When it comes to medieval Europe, we often think that life was short, brutal and if the plague didn’t get you then the battle on the field over yonder next week probably would.
This dark and brutal story has been drilled into us as the default narrative about life in the middle ages. We assume that everybody was dropping dead in their twenties, and that living a long life was an anomaly, something only achievable in the modern world.
But what if that story was…wrong?
The Danger of Bad Maths
It’s easy to put blind faith in numbers. Large datasets give us a sense of certainty and we can be confident but monumentally wrong about the statistics we draw from it. By taking data at face value we begin assuming that 1 x 2 = 2, but in marketing that is rarely the case. When we focus too much on the data before us, we forget about wider contexts it has been drawn from.
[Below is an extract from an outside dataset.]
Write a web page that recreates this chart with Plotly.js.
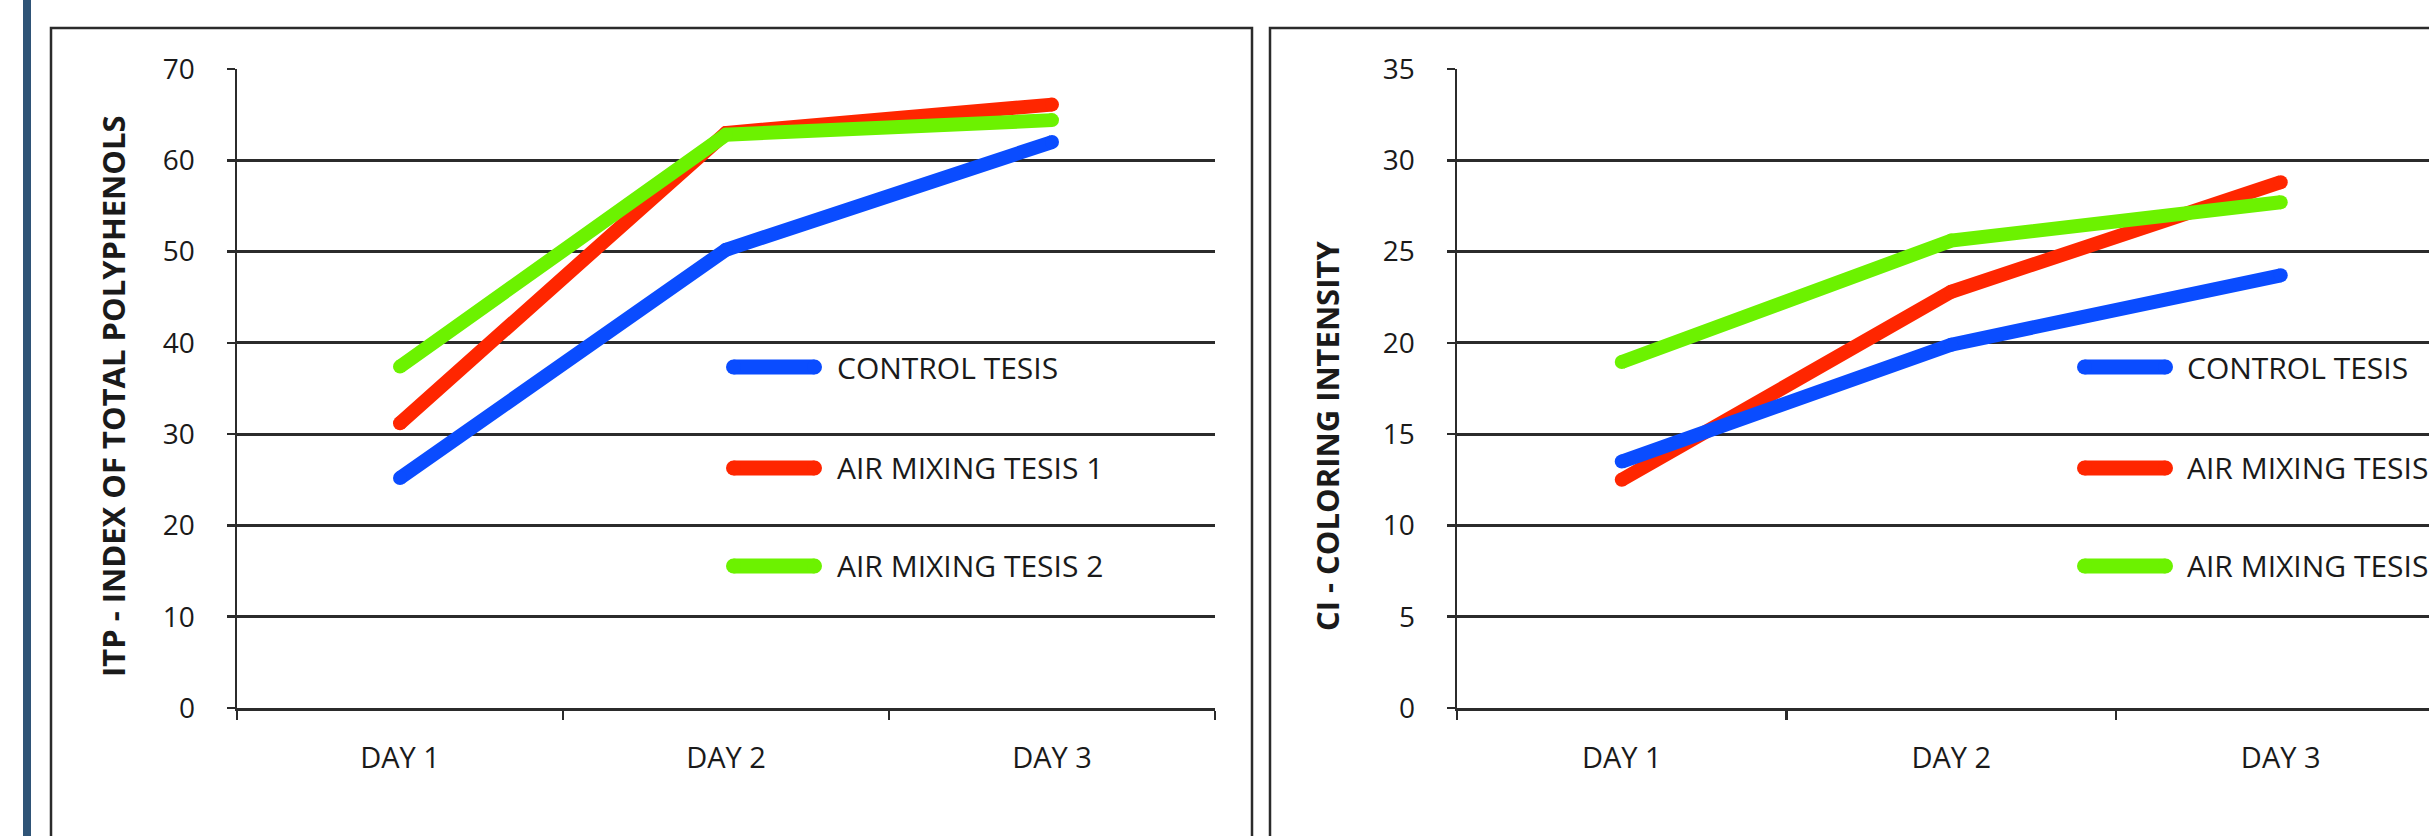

Take life expectancy: we see numbers like 30 years and assume everyone died young. But this is a classic example of mistaking an average for an individual reality. Life expectancy is an aggregate figure, heavily influenced by high infant mortality. When we ignore individual life spans and look at life expectancy as a whole, we take a range of data that reflects a huge variety of people with different behaviours, health conditions and lifestyles. Lump them all together and we get our answer, albeit the wrong one.
Data can guide decisions, but if incomplete or misunderstood, it can lead us astrat - prompting us to focus on efficiency, while neglecting effectiveness. Emotions, behaviours, and environmental factors often escape easy measurement but play a critical role.
So while many in medieval times faced grim odds, remember that statistics alone don't tell the whole story. Just like in business, there's always more beneath the surface.